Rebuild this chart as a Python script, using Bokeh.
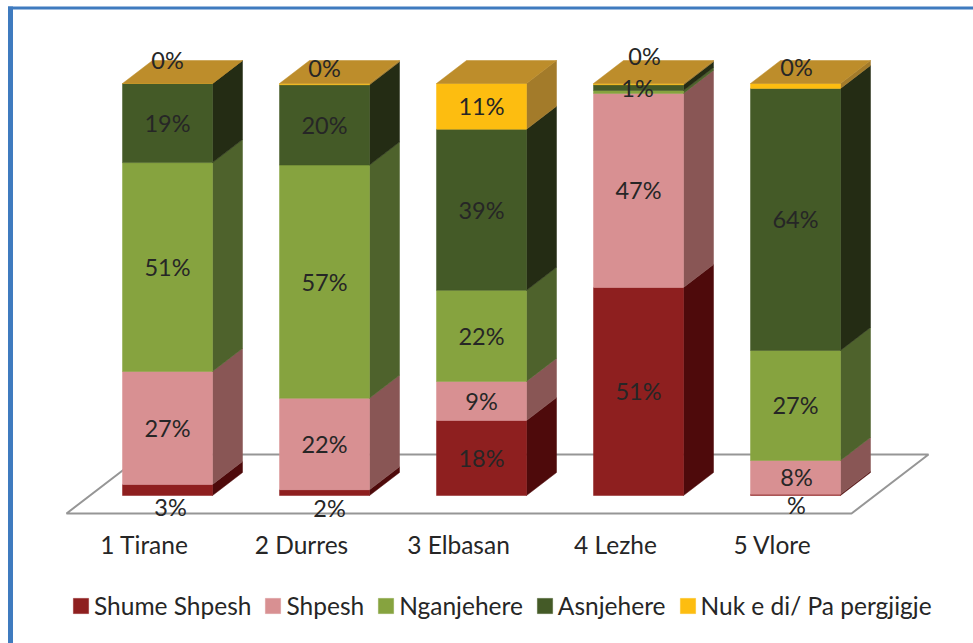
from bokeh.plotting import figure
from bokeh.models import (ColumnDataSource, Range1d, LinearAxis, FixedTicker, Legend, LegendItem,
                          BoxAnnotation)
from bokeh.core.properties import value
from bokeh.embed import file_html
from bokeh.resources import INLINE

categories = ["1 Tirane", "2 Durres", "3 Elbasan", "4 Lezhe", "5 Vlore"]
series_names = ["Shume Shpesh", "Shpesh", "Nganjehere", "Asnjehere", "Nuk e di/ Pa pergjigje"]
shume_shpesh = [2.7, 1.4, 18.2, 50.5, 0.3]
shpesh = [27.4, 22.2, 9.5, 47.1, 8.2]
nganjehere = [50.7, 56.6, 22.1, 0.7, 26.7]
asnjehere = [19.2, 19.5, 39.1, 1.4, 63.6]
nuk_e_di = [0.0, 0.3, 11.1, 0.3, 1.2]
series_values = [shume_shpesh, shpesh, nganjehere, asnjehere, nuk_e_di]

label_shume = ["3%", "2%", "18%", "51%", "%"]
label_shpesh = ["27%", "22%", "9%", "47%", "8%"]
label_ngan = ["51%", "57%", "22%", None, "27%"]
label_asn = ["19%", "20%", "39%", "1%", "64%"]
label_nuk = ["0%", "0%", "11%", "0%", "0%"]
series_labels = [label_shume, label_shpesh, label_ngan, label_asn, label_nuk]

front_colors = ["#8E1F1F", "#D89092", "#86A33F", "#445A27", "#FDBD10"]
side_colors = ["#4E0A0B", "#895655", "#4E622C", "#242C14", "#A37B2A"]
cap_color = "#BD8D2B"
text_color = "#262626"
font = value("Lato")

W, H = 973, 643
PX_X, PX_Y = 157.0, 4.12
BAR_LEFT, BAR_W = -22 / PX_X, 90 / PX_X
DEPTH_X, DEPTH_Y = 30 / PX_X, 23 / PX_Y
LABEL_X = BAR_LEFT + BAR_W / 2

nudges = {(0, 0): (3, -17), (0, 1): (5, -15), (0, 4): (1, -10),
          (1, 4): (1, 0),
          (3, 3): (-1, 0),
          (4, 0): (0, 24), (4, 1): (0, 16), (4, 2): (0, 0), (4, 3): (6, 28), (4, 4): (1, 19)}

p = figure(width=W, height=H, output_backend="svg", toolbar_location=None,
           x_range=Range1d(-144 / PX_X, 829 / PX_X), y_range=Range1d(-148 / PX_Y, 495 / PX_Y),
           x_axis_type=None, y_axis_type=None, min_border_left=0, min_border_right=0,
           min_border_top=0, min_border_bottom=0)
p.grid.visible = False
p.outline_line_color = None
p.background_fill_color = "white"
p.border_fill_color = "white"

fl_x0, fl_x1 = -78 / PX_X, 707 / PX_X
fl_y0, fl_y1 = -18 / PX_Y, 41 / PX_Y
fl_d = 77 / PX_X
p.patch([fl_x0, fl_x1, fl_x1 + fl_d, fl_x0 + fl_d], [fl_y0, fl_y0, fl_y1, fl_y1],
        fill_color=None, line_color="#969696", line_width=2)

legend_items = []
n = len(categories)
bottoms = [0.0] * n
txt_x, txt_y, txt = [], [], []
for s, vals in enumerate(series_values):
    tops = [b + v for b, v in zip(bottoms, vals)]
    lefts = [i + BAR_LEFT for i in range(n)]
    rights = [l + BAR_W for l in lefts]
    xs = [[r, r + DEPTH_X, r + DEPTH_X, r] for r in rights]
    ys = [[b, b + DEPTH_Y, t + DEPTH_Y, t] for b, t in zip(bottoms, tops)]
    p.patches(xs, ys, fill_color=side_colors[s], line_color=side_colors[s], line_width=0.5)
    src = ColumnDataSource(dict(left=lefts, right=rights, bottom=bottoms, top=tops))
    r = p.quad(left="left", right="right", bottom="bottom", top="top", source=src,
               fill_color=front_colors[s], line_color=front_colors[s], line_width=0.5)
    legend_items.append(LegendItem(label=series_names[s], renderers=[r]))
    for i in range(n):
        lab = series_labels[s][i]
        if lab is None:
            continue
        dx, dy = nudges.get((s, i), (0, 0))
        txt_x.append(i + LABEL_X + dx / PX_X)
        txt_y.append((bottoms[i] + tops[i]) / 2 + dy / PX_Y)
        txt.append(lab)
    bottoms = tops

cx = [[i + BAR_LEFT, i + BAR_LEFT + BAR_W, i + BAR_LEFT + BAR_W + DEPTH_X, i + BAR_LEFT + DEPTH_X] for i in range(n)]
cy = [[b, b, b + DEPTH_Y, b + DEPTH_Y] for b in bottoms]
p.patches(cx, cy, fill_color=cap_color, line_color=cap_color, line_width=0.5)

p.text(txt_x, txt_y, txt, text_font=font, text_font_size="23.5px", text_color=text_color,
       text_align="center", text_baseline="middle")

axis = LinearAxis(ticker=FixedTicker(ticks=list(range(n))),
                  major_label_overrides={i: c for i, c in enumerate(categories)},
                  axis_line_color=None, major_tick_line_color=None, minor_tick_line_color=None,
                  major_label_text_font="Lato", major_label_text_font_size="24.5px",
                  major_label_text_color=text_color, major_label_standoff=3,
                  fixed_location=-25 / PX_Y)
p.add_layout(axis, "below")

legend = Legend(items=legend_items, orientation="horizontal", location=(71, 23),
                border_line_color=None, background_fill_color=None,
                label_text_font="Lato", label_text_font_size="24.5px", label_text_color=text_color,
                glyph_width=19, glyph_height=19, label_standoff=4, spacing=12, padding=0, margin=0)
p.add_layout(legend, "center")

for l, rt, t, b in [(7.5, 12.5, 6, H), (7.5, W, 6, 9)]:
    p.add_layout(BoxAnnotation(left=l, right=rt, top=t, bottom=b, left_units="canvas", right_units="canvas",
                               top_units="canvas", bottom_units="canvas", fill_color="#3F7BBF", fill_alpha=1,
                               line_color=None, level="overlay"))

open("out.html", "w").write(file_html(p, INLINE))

* What is required: Each line of the data should be quoted exactly, with pictures left out.

* Answer to the problem:
Rebuild this chart as a Python script, using Bokeh.
from bokeh.plotting import figure
from bokeh.models import (ColumnDataSource, Range1d, LinearAxis, FixedTicker, Legend, LegendItem,
                          BoxAnnotation)
from bokeh.core.properties import value
from bokeh.embed import file_html
from bokeh.resources import INLINE

categories = ["1 Tirane", "2 Durres", "3 Elbasan", "4 Lezhe", "5 Vlore"]
series_names = ["Shume Shpesh", "Shpesh", "Nganjehere", "Asnjehere", "Nuk e di/ Pa pergjigje"]
shume_shpesh = [2.7, 1.4, 18.2, 50.5, 0.3]
shpesh = [27.4, 22.2, 9.5, 47.1, 8.2]
nganjehere = [50.7, 56.6, 22.1, 0.7, 26.7]
asnjehere = [19.2, 19.5, 39.1, 1.4, 63.6]
nuk_e_di = [0.0, 0.3, 11.1, 0.3, 1.2]
series_values = [shume_shpesh, shpesh, nganjehere, asnjehere, nuk_e_di]

label_shume = ["3%", "2%", "18%", "51%", "%"]
label_shpesh = ["27%", "22%", "9%", "47%", "8%"]
label_ngan = ["51%", "57%", "22%", None, "27%"]
label_asn = ["19%", "20%", "39%", "1%", "64%"]
label_nuk = ["0%", "0%", "11%", "0%", "0%"]
series_labels = [label_shume, label_shpesh, label_ngan, label_asn, label_nuk]

front_colors = ["#8E1F1F", "#D89092", "#86A33F", "#445A27", "#FDBD10"]
side_colors = ["#4E0A0B", "#895655", "#4E622C", "#242C14", "#A37B2A"]
cap_color = "#BD8D2B"
text_color = "#262626"
font = value("Lato")

W, H = 973, 643
PX_X, PX_Y = 157.0, 4.12
BAR_LEFT, BAR_W = -22 / PX_X, 90 / PX_X
DEPTH_X, DEPTH_Y = 30 / PX_X, 23 / PX_Y
LABEL_X = BAR_LEFT + BAR_W / 2

nudges = {(0, 0): (3, -17), (0, 1): (5, -15), (0, 4): (1, -10),
          (1, 4): (1, 0),
          (3, 3): (-1, 0),
          (4, 0): (0, 24), (4, 1): (0, 16), (4, 2): (0, 0), (4, 3): (6, 28), (4, 4): (1, 19)}

p = figure(width=W, height=H, output_backend="svg", toolbar_location=None,
           x_range=Range1d(-144 / PX_X, 829 / PX_X), y_range=Range1d(-148 / PX_Y, 495 / PX_Y),
           x_axis_type=None, y_axis_type=None, min_border_left=0, min_border_right=0,
           min_border_top=0, min_border_bottom=0)
p.grid.visible = False
p.outline_line_color = None
p.background_fill_color = "white"
p.border_fill_color = "white"

fl_x0, fl_x1 = -78 / PX_X, 707 / PX_X
fl_y0, fl_y1 = -18 / PX_Y, 41 / PX_Y
fl_d = 77 / PX_X
p.patch([fl_x0, fl_x1, fl_x1 + fl_d, fl_x0 + fl_d], [fl_y0, fl_y0, fl_y1, fl_y1],
        fill_color=None, line_color="#969696", line_width=2)

legend_items = []
n = len(categories)
bottoms = [0.0] * n
txt_x, txt_y, txt = [], [], []
for s, vals in enumerate(series_values):
    tops = [b + v for b, v in zip(bottoms, vals)]
    lefts = [i + BAR_LEFT for i in range(n)]
    rights = [l + BAR_W for l in lefts]
    xs = [[r, r + DEPTH_X, r + DEPTH_X, r] for r in rights]
    ys = [[b, b + DEPTH_Y, t + DEPTH_Y, t] for b, t in zip(bottoms, tops)]
    p.patches(xs, ys, fill_color=side_colors[s], line_color=side_colors[s], line_width=0.5)
    src = ColumnDataSource(dict(left=lefts, right=rights, bottom=bottoms, top=tops))
    r = p.quad(left="left", right="right", bottom="bottom", top="top", source=src,
               fill_color=front_colors[s], line_color=front_colors[s], line_width=0.5)
    legend_items.append(LegendItem(label=series_names[s], renderers=[r]))
    for i in range(n):
        lab = series_labels[s][i]
        if lab is None:
            continue
        dx, dy = nudges.get((s, i), (0, 0))
        txt_x.append(i + LABEL_X + dx / PX_X)
        txt_y.append((bottoms[i] + tops[i]) / 2 + dy / PX_Y)
        txt.append(lab)
    bottoms = tops

cx = [[i + BAR_LEFT, i + BAR_LEFT + BAR_W, i + BAR_LEFT + BAR_W + DEPTH_X, i + BAR_LEFT + DEPTH_X] for i in range(n)]
cy = [[b, b, b + DEPTH_Y, b + DEPTH_Y] for b in bottoms]
p.patches(cx, cy, fill_color=cap_color, line_color=cap_color, line_width=0.5)

p.text(txt_x, txt_y, txt, text_font=font, text_font_size="23.5px", text_color=text_color,
       text_align="center", text_baseline="middle")

axis = LinearAxis(ticker=FixedTicker(ticks=list(range(n))),
                  major_label_overrides={i: c for i, c in enumerate(categories)},
                  axis_line_color=None, major_tick_line_color=None, minor_tick_line_color=None,
                  major_label_text_font="Lato", major_label_text_font_size="24.5px",
                  major_label_text_color=text_color, major_label_standoff=3,
                  fixed_location=-25 / PX_Y)
p.add_layout(axis, "below")

legend = Legend(items=legend_items, orientation="horizontal", location=(71, 23),
                border_line_color=None, background_fill_color=None,
                label_text_font="Lato", label_text_font_size="24.5px", label_text_color=text_color,
                glyph_width=19, glyph_height=19, label_standoff=4, spacing=12, padding=0, margin=0)
p.add_layout(legend, "center")

for l, rt, t, b in [(7.5, 12.5, 6, H), (7.5, W, 6, 9)]:
    p.add_layout(BoxAnnotation(left=l, right=rt, top=t, bottom=b, left_units="canvas", right_units="canvas",
                               top_units="canvas", bottom_units="canvas", fill_color="#3F7BBF", fill_alpha=1,
                               line_color=None, level="overlay"))

open("out.html", "w").write(file_html(p, INLINE))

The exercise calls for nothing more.